Rupee nudges nine-year peak
The rupee continued its gains against the dollar and breached the psychological barrier of 42 on Monday to close at 41.90/92, a gain of over 62 paise (1.42 per cent) from the previous close.Updated: Apr 17, 2007, 00:52 IST
The rupee continued its gains against the dollar and breached the psychological barrier of 42 on Monday to close at 41.90/92, a gain of over 62 paise (1.42 per cent) from the previous close. This is the highest level attained by rupee since June 1998, riding on a 5.3 per cent gain since January 1, 2007.
A stronger rupee is expected to impact goods and services exports like infotech and textiles, particularly to the US. However, exports to countries that have pegged their currencies to the euro or the pound sterling will gain from this. And the pressure on the dollar is unlikely to subside at least for a few months, if not years, according to foreign exchange analysts.
The main trigger for the dollar weakness is the weak business sentiment in the US, the survey figures of which were released on Friday. The dollar fell on Monday against several currencies, including the pound, yen and euro. At 5.30 pm, the pound was inching towards $2. The pound was at 1.9914/39, the euro at 1.3551/3576 and the yen at 119.55/66, according to Reuters.
“The rise was basically in the wake of strong foreign currency inflows and Reserve Bank of India keeping away from the market at a time when it is battling inflation,” said Pankaj Sharma, assistant general manager and chief dealer (forex) with Union Bank of India. “The market is expecting the rupee to touch 41 per dollar, if not 40.”
The first tranche of the increased cash reserve ratio (CRR)--coming into force now--has also caused a fresh liquidity constraint, leading to liquidation of dollars. The CRR was hiked in two tranches of 0.25 percentage points each, the first of which came into effect last Friday, while the second will kick in a fortnight later.
Tight liquidity conditions could be seen from the upward spiral in call money rates (overnight rates at which banks borrow from each other) to 13 per cent at one time during trade on Monday.
Taking a cue from Finance Minister P Chidambaram’s comments on Sunday that the rupee was still competitive on the back of strong of foreign currency inflows through direct and portfolio investment, besides NRI inflows, exporters were seen selling dollars, said a chief dealer of a foreign bank who wished not to be identified.

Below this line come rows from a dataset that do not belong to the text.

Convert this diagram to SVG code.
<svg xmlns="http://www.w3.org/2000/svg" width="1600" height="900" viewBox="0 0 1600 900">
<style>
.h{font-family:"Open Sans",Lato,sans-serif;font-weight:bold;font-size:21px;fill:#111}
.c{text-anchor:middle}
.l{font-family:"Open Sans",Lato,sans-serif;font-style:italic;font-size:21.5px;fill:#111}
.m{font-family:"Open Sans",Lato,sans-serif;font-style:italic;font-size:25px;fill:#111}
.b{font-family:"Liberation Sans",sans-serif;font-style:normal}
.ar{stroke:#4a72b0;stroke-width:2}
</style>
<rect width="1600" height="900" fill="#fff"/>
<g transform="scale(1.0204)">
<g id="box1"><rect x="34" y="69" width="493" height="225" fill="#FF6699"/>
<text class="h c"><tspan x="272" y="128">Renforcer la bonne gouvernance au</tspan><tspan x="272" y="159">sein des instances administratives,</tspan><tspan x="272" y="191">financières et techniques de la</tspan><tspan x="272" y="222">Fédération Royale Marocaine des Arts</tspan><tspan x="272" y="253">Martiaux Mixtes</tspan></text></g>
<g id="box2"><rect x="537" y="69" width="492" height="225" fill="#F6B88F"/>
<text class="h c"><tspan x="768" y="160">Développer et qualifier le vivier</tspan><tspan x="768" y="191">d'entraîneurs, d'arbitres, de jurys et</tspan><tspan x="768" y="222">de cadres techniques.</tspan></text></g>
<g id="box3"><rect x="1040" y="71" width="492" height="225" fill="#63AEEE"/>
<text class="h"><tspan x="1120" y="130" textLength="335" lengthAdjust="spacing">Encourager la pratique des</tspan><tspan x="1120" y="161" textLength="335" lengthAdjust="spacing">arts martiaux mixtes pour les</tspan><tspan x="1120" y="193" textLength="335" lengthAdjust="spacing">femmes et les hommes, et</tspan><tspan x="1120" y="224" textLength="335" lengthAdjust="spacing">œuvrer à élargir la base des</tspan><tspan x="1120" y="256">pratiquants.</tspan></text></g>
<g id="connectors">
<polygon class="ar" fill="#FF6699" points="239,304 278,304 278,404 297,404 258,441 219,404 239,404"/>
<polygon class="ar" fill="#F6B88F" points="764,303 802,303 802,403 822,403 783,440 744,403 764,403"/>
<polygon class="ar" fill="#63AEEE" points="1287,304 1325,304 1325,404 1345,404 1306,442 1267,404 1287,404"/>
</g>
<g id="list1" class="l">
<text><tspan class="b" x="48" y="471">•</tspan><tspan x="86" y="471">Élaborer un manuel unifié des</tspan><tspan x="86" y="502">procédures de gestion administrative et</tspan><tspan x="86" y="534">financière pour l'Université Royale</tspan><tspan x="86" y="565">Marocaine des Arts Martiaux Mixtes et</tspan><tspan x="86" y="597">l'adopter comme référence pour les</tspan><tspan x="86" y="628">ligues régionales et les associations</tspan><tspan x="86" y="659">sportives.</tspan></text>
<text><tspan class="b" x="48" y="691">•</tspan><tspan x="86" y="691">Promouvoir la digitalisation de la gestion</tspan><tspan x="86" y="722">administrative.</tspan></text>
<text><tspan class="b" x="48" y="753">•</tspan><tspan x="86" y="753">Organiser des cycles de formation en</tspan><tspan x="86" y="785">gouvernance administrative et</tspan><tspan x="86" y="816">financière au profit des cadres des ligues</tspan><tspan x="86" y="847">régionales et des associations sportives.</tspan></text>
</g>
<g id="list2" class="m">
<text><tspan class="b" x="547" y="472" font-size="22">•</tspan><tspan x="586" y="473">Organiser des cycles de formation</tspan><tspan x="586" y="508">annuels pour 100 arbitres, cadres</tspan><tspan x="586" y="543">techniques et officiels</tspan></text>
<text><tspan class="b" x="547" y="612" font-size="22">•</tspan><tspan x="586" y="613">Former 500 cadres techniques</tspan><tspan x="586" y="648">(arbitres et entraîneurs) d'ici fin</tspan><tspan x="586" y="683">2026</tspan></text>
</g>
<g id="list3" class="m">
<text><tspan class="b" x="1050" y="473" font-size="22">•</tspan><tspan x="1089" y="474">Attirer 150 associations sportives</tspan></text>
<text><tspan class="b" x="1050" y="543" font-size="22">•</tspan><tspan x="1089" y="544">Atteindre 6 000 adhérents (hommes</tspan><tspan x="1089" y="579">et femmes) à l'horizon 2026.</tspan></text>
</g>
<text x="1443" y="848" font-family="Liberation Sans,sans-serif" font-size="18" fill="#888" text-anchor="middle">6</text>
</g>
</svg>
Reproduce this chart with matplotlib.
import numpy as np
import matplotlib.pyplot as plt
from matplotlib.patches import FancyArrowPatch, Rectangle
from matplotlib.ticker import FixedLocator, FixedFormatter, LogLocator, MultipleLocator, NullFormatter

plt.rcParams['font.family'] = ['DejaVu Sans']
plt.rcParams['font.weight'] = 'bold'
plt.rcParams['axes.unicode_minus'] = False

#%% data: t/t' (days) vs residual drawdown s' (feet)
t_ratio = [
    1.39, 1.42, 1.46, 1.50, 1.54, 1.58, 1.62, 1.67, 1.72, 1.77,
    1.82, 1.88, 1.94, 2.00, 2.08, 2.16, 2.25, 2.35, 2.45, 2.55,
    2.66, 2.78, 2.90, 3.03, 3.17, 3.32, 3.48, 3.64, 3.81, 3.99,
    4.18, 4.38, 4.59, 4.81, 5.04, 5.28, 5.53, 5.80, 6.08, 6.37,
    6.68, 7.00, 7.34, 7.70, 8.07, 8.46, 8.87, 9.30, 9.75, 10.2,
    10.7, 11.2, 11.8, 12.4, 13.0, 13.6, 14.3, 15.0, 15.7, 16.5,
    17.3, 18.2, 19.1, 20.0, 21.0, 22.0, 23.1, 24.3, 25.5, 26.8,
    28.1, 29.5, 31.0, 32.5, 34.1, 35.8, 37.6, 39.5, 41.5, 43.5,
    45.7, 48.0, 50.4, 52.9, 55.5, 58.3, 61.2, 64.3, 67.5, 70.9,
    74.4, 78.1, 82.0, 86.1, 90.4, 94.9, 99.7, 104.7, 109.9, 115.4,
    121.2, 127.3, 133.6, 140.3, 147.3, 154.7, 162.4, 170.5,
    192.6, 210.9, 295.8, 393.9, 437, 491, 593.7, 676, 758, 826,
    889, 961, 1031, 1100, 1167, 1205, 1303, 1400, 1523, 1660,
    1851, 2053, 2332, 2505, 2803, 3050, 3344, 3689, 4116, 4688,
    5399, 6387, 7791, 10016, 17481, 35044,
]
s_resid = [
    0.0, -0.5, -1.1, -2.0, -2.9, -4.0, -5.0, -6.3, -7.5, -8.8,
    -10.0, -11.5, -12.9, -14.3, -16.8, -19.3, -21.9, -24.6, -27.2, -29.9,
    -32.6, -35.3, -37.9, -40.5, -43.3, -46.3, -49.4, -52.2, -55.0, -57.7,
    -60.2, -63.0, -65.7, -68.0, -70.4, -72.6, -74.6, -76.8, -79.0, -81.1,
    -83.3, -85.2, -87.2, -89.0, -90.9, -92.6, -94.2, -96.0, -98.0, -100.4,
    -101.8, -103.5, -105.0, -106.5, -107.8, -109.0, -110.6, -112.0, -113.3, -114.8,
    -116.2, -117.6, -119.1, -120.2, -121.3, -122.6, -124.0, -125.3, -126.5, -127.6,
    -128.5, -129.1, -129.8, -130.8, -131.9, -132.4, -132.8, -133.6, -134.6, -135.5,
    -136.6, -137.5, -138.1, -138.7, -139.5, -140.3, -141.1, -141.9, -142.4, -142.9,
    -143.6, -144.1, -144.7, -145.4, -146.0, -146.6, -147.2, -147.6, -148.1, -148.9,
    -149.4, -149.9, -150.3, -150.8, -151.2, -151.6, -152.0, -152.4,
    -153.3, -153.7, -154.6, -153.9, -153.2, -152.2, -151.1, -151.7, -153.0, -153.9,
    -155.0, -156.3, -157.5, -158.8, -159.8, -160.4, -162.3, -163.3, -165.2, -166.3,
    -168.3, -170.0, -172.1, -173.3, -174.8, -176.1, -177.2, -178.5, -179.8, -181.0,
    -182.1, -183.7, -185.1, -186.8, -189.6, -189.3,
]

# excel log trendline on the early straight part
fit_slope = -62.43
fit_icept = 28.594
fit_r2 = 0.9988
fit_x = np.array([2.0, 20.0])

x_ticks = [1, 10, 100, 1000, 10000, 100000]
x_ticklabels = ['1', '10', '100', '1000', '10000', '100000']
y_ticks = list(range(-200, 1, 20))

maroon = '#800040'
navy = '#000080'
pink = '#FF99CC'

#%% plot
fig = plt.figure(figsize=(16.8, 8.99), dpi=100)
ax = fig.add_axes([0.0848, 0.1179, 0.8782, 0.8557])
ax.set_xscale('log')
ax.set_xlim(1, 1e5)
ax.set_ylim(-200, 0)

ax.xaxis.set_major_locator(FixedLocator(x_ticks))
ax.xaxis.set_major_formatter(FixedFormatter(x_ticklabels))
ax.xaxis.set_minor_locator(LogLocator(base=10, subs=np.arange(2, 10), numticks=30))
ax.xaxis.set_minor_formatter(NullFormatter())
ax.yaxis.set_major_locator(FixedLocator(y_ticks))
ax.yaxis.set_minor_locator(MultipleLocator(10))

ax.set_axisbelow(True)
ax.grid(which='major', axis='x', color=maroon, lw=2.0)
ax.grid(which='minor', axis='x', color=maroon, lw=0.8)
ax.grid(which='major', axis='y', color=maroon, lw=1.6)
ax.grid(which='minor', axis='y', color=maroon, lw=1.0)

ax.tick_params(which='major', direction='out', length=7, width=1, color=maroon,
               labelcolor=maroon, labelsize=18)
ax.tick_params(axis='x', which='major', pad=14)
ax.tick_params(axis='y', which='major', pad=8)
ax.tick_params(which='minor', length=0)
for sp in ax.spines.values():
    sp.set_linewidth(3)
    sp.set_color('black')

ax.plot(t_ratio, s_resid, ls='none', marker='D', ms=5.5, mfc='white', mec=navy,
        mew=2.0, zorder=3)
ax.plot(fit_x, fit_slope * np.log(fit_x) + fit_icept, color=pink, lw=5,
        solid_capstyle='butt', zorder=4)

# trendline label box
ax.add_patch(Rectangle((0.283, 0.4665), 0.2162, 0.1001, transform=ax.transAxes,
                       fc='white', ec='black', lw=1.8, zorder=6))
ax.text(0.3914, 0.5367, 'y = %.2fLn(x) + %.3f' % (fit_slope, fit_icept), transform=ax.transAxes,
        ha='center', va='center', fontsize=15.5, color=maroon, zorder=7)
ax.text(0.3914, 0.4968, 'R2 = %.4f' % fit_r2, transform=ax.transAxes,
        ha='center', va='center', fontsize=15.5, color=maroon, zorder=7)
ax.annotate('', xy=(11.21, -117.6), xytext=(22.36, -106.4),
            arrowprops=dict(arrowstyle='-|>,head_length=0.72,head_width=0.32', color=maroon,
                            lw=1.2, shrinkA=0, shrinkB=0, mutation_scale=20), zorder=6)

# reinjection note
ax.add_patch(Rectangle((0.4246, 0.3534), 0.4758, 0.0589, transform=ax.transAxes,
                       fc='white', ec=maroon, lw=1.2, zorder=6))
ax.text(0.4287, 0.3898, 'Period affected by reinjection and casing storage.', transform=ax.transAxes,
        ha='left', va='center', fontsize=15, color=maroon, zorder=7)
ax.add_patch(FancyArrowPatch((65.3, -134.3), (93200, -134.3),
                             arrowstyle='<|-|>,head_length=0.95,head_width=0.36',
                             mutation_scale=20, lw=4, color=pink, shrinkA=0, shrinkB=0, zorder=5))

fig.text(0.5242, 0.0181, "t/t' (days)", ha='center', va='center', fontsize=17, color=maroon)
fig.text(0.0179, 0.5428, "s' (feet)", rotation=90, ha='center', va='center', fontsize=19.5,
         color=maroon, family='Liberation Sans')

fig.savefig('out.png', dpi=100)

“The market is expecting another CRR hike in the annual review of the credit policy on April 24. So, tight market conditions are expected to continue, leading to dollar sales,” said Nelson Peter Saldanha, vice-president and chief dealer (interbank forex) with ABN Amro Bank.
The RBI has stopped interfering in rupee appreciation in February 2007, when it started attacking inflation. High dollar inflows usually lead to higher money in circulation due to monetisation of the dollars. This, in turn, leads to higher purchasing power and higher demand for goods and services, which fuels inflation.